A l’instar de Claude Guéant, le syndicat Alliance a décidé d’engager des poursuites judiciaires contre le site. De son côté, le porte-parole de la place Beauveau, Pierre-Henry Brandet, a dit avoir "pris contact avec les fournisseurs d'accès pour voir comment, sur la base de la décision rendue par la justice en octobre, nous pouvions faire bloquer l'accès à cette nouvelle adresse".
5 ans de prison encourue
Contacté par Europe1.fr, Me Eolas explique que cette nouvelle action en justice devrait avoir les mêmes effets que celle prononcée en octobre dernier. "Le jugement prononcé en octobre dernier devrait faire jurisprudence".
Les fondateurs du site risquent jusqu’à 5 ans de prison et 300.000 euros d’amende pour "diffusion, sans autorisation préalable, de fichiers personnels". Me Eolas précise toutefois que l’identité des fonctionnaires de police n’est pas tenue au secret. "Il n’est pas illicite de prendre en photo des policiers dans l’exercice de leur fonction.
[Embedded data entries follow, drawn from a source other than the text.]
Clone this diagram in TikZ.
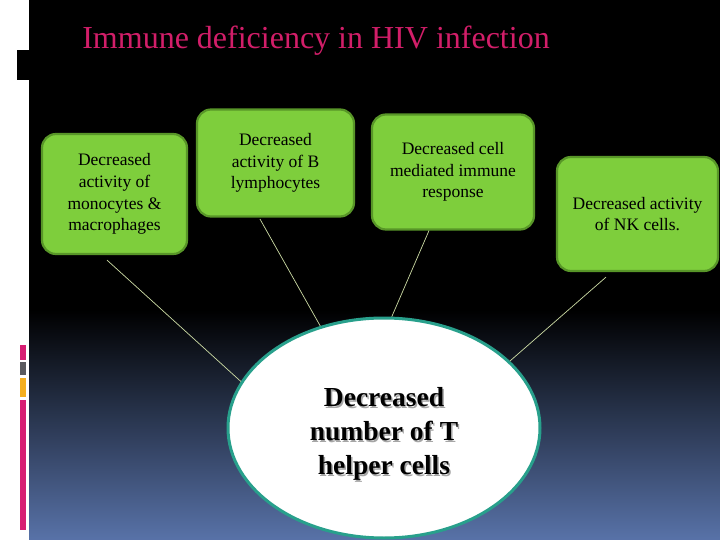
\documentclass[tikz,border=0pt]{standalone}
\usepackage{fontspec}
\setmainfont{Liberation Serif}
\usetikzlibrary{shapes.geometric,calc}
\definecolor{boxgreen}{RGB}{126,206,60}
\definecolor{boxedge}{RGB}{88,150,40}
\definecolor{titlepink}{RGB}{210,30,105}
\definecolor{ellteal}{RGB}{40,160,140}
\definecolor{linecol}{RGB}{205,220,165}
\definecolor{bgblue}{RGB}{88,114,168}
\definecolor{barpink}{RGB}{215,30,115}
\definecolor{bargray}{RGB}{90,90,95}
\definecolor{barorange}{RGB}{245,175,30}
\tikzset{
  gbox/.style={draw=boxedge, line width=2.2pt, fill=boxgreen, rounded corners=14pt,
    align=center, font=\fontsize{17.5}{21.7}\selectfont, inner sep=2pt},
  conn/.style={draw=linecol, line width=0.7pt},
  ell/.style={ellipse, draw=ellteal, line width=3pt, fill=white, minimum width=312pt, minimum height=220pt, inner sep=0pt},
  ctext/.style={align=center, font=\bfseries\fontsize{27.5}{34}\selectfont}
}
\begin{document}
\begin{tikzpicture}[x=1pt,y=-1pt]
\useasboundingbox (0,0) rectangle (720,540);
% background
\fill[white] (0,0) rectangle (720,540);
\fill[black] (29,0) rectangle (720,310);
\shade[top color=black, bottom color=bgblue] (29,310) rectangle (720,540);
% left decorations
\fill[black] (17,50) rectangle (29,80);
\fill[barpink] (20,345) rectangle (26,360);
\fill[bargray] (20,362) rectangle (26,375);
\fill[barorange] (20,378) rectangle (26,397);
\fill[barpink] (20,400) rectangle (26,530);
% title
\node[text=titlepink, font=\fontsize{32}{36}\selectfont, anchor=center] (title) at (316,41) {Immune deficiency in HIV infection};
% boxes
\node[gbox, minimum width=145pt, minimum height=120pt] (b1) at (114.5,194) {Decreased\\activity of\\monocytes \&\\macrophages};
\node[gbox, minimum width=157pt, minimum height=107pt] (b2) at (275.5,163) {Decreased\\activity of B\\lymphocytes};
\node[gbox, minimum width=162pt, minimum height=115pt] (b3) at (453,172) {Decreased cell\\mediated immune\\response};
\node[gbox, minimum width=161pt, minimum height=114pt] (b4) at (637.5,214) {Decreased activity\\of NK cells.};
% central ellipse
\node[ell] (ell) at (384,428) {};
\node[ctext, text=black!35] at (385.5,435.5) {Decreased\\number of T\\helper cells};
\node[ctext] (ctr) at (384,434) {Decreased\\number of T\\helper cells};
% connectors
\draw[conn] ($(b1.south)+(-7.5,5)$) -- (ell.162);
\draw[conn] ($(b2.south)+(-15.5,1.5)$) -- (ell.122);
\draw[conn] ($(b3.south)+(-24,0)$) -- (ell.86);
\draw[conn] ($(b4.south)+(-31.5,5)$) -- (ell.28);
\end{tikzpicture}
\end{document}
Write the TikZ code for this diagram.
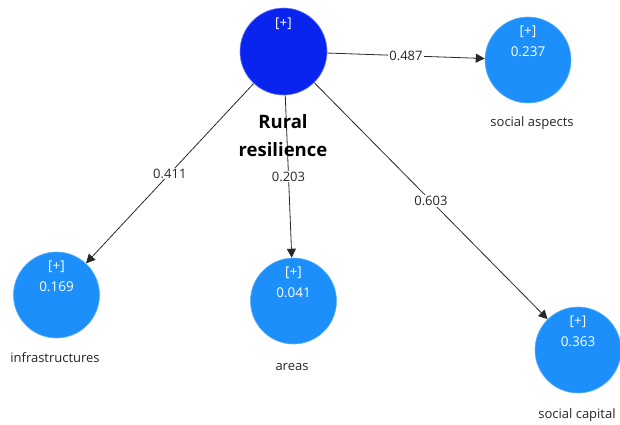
\documentclass[tikz,border=0pt]{standalone}
\usepackage{fontspec}
\setmainfont{Open Sans}
\usetikzlibrary{arrows.meta}
\definecolor{mainblue}{RGB}{10,36,240}
\definecolor{lightblue}{RGB}{28,143,250}
\definecolor{edgegray}{RGB}{40,40,40}
\tikzset{
  bigc/.style={circle, fill=mainblue, draw=mainblue!60!white, line width=0.6pt, minimum size=87pt, inner sep=0pt},
  smallc/.style={circle, fill=lightblue, draw=lightblue!70!white, line width=0.6pt, minimum size=86pt, inner sep=0pt},
  intext/.style={text=white, font=\fontsize{13.5}{15}\selectfont, inner sep=0pt},
  outlabel/.style={text=black!85, font=\fontsize{13}{15}\selectfont, inner sep=0pt},
  elabel/.style={fill=white, text=black!85, font=\fontsize{13}{15}\selectfont, inner sep=1pt},
  conn/.style={draw=edgegray, line width=0.8pt, -{Triangle[length=9pt,width=9pt]}}
}
\begin{document}
\begin{tikzpicture}[x=1pt,y=-1pt]
\useasboundingbox (0,0) rectangle (620,424);
% nodes
\node[bigc] (rr) at (283.5,51.5) {};
\node[smallc] (sa) at (528,60) {};
\node[smallc] (inf) at (56.5,295) {};
\node[smallc] (ar) at (293.5,301) {};
\node[smallc] (sc) at (578,350) {};
% connectors
\draw[conn] (rr) -- (sa) node[elabel, pos=0.5] (l1) {0.487};
\draw[conn] (rr) -- (inf) node[elabel, pos=0.5] (l2) {0.411};
\draw[conn] (rr) -- (ar) node[elabel, pos=0.5] (l3) {0.203};
\draw[conn] (rr) -- (sc) node[elabel, pos=0.5] (l4) {0.603};
% inner texts
\node[intext] (rrp) at (283.5,24) {[+]};
\node[intext] (sap) at (528,32) {[+]};
\node[intext] (sav) at (528,52) {0.237};
\node[intext] (infp) at (56.5,267) {[+]};
\node[intext] (infv) at (56.5,287) {0.169};
\node[intext] (arp) at (293.5,273) {[+]};
\node[intext] (arv) at (293.5,293) {0.041};
\node[intext] (scp) at (578,322) {[+]};
\node[intext] (scv) at (578,342) {0.363};
% outer labels
\node[font=\bfseries\fontsize{18.5}{28}\selectfont, align=center, text=black, inner sep=0pt] (rrl) at (283,136) {Rural\\resilience};
\node[outlabel] (sal) at (532,123) {social aspects};
\node[outlabel] (infl) at (55,358) {infrastructures};
\node[outlabel] (arl) at (292,367) {areas};
\node[outlabel] (scl) at (577,415) {social capital};
\end{tikzpicture}
\end{document}
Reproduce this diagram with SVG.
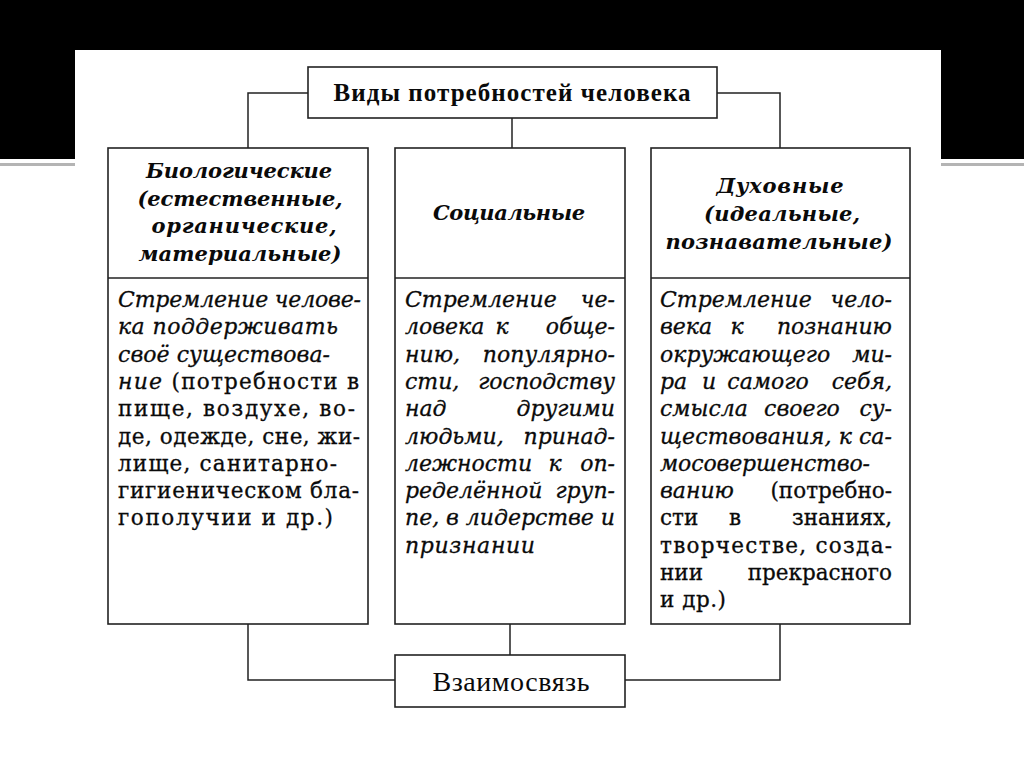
<svg xmlns="http://www.w3.org/2000/svg" width="1024" height="767" viewBox="0 0 1024 767">
<style>
.box{fill:#fff;stroke:#222;stroke-width:1.6}
.div{stroke:#222;stroke-width:1.6}
.conn{fill:none;stroke:#222;stroke-width:1.5}
.ti{font-family:'DejaVu Serif',serif;font-style:italic;font-size:22px;fill:#0a0a0a;stroke:#0a0a0a;stroke-width:0.3}
.tu{font-family:'DejaVu Serif',serif;font-size:21.5px;fill:#0a0a0a;stroke:#0a0a0a;stroke-width:0.3}
.up{font-style:normal;font-size:21.5px}
.hd{font-family:'DejaVu Serif',serif;font-style:italic;font-weight:bold;font-size:21px;fill:#0a0a0a;text-anchor:middle}
.tt{font-family:'Liberation Serif',serif;font-weight:bold;font-size:25px;fill:#0a0a0a;text-anchor:middle}
.bt{font-family:'Liberation Serif',serif;font-size:28px;fill:#0a0a0a;text-anchor:middle}
.e{text-anchor:end}
.m{text-anchor:middle}
</style>
<rect width="1024" height="767" fill="#fff"/>
<rect x="0" y="0" width="1024" height="159" fill="#000"/>
<rect x="0" y="163" width="1024" height="3" fill="#b4b4b4"/>
<rect x="75" y="50" width="866" height="717" fill="#fff"/>

<g id="connectors">
<path class="conn" d="M308,93 H248 V148"/>
<path class="conn" d="M717,93 H780 V148"/>
<path class="conn" d="M512,118 V148"/>
<path class="conn" d="M248,624 V680 H395"/>
<path class="conn" d="M510,624 V655"/>
<path class="conn" d="M780,624 V680 H625"/>
</g>

<g id="title">
<rect class="box" x="308" y="67" width="409" height="51"/>
<text class="tt" x="512" y="101" textLength="357" lengthAdjust="spacing">Виды потребностей человека</text>
</g>

<g id="biological">
<rect class="box" x="108" y="148" width="260" height="476"/>
<line class="div" x1="108" y1="278" x2="368" y2="278"/>
<text class="hd" x="239" y="178" textLength="186" lengthAdjust="spacing">Биологические</text>
<text class="hd" x="240" y="206" textLength="205" lengthAdjust="spacing">(естественные,</text>
<text class="hd" x="244" y="233" textLength="185" lengthAdjust="spacing">органические,</text>
<text class="hd" x="240" y="261" textLength="203" lengthAdjust="spacing">материальные)</text>
<text class="ti" x="118" y="307" textLength="243" lengthAdjust="spacing">Стремление челове-</text>
<text class="ti" x="118" y="334" textLength="220" lengthAdjust="spacing">ка поддерживать</text>
<text class="ti" x="118" y="362" textLength="212" lengthAdjust="spacing">своё существова-</text>
<text class="ti" x="118" y="389" textLength="241" lengthAdjust="spacing">ние <tspan class="up">(потребности в</tspan></text>
<text class="tu" x="118" y="416" textLength="237" lengthAdjust="spacing">пище, воздухе, во-</text>
<text class="tu" x="118" y="444" textLength="242" lengthAdjust="spacing">де, одежде, сне, жи-</text>
<text class="tu" x="118" y="471" textLength="219" lengthAdjust="spacing">лище, санитарно-</text>
<text class="tu" x="118" y="498" textLength="241" lengthAdjust="spacing">гигиеническом бла-</text>
<text class="tu" x="118" y="525" textLength="215" lengthAdjust="spacing">гополучии и др.)</text>
</g>

<g id="social">
<rect class="box" x="395" y="148" width="230" height="476"/>
<line class="div" x1="395" y1="278" x2="625" y2="278"/>
<text class="hd" x="509" y="220" textLength="152" lengthAdjust="spacing">Социальные</text>
<text class="ti" x="405" y="307">Стремление</text><text class="ti e" x="615" y="307">че-</text>
<text class="ti" x="405" y="334">ловека</text><text class="ti m" x="502" y="334">к</text><text class="ti e" x="615" y="334">обще-</text>
<text class="ti" x="405" y="362">нию,</text><text class="ti e" x="615" y="362">популярно-</text>
<text class="ti" x="405" y="389">сти,</text><text class="ti e" x="615" y="389">господству</text>
<text class="ti" x="405" y="416">над</text><text class="ti e" x="615" y="416">другими</text>
<text class="ti" x="405" y="444">людьми,</text><text class="ti e" x="615" y="444">принад-</text>
<text class="ti" x="405" y="471">лежности</text><text class="ti m" x="555" y="471">к</text><text class="ti e" x="615" y="471">оп-</text>
<text class="ti" x="405" y="498">ределённой</text><text class="ti e" x="615" y="498">груп-</text>
<text class="ti" x="405" y="525" textLength="210" lengthAdjust="spacing">пе, в лидерстве и</text>
<text class="ti" x="405" y="553" textLength="130" lengthAdjust="spacing">признании</text>
</g>

<g id="spiritual">
<rect class="box" x="651" y="148" width="259" height="476"/>
<line class="div" x1="651" y1="278" x2="910" y2="278"/>
<text class="hd" x="780" y="193" textLength="127" lengthAdjust="spacing">Духовные</text>
<text class="hd" x="782" y="221" textLength="156" lengthAdjust="spacing">(идеальные,</text>
<text class="hd" x="779" y="249" textLength="227" lengthAdjust="spacing">познавательные)</text>
<text class="ti" x="660" y="307">Стремление</text><text class="ti e" x="892" y="307">чело-</text>
<text class="ti" x="660" y="334">века</text><text class="ti m" x="737" y="334">к</text><text class="ti e" x="892" y="334">познанию</text>
<text class="ti" x="660" y="362">окружающего</text><text class="ti e" x="892" y="362">ми-</text>
<text class="ti" x="660" y="389">ра</text><text class="ti m" x="709" y="389">и</text><text class="ti m" x="768" y="389">самого</text><text class="ti e" x="892" y="389">себя,</text>
<text class="ti" x="660" y="416">смысла</text><text class="ti m" x="802" y="416">своего</text><text class="ti e" x="892" y="416">су-</text>
<text class="ti" x="660" y="444" textLength="232" lengthAdjust="spacing">ществования, к са-</text>
<text class="ti" x="660" y="471" textLength="210" lengthAdjust="spacing">мосовершенство-</text>
<text class="ti" x="660" y="498">ванию</text><text class="tu e" x="892" y="498">(потребно-</text>
<text class="tu" x="660" y="525">сти</text><text class="tu m" x="735" y="525">в</text><text class="tu e" x="892" y="525">знаниях,</text>
<text class="tu" x="660" y="553" textLength="232" lengthAdjust="spacing">творчестве, созда-</text>
<text class="tu" x="660" y="580">нии</text><text class="tu e" x="892" y="580">прекрасного</text>
<text class="tu" x="660" y="607" textLength="66" lengthAdjust="spacing">и др.)</text>
</g>

<g id="interrelation">
<rect class="box" x="395" y="655" width="230" height="52"/>
<text class="bt" x="511" y="691" textLength="157" lengthAdjust="spacing">Взаимосвязь</text>
</g>
</svg>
La loi ne leur donne aucune protection sur leur identité tant qu’il n’y a pas d’atteinte à la vie privée", précise l’avocat.
Les fondateurs du site se défendent d’ailleurs de toute atteinte à la vie privée et assurent que certaines photos ont été prises sur les pages Facebook des policiers. Depuis 2010, plusieurs tracts ont d’ailleurs été distribués aux fonctionnaires pour les inviter à plus de dicrétion sur les réseaux sociaux. Le représentant Denis Jacob regrette que ces directives ne soient pas davantage respectées.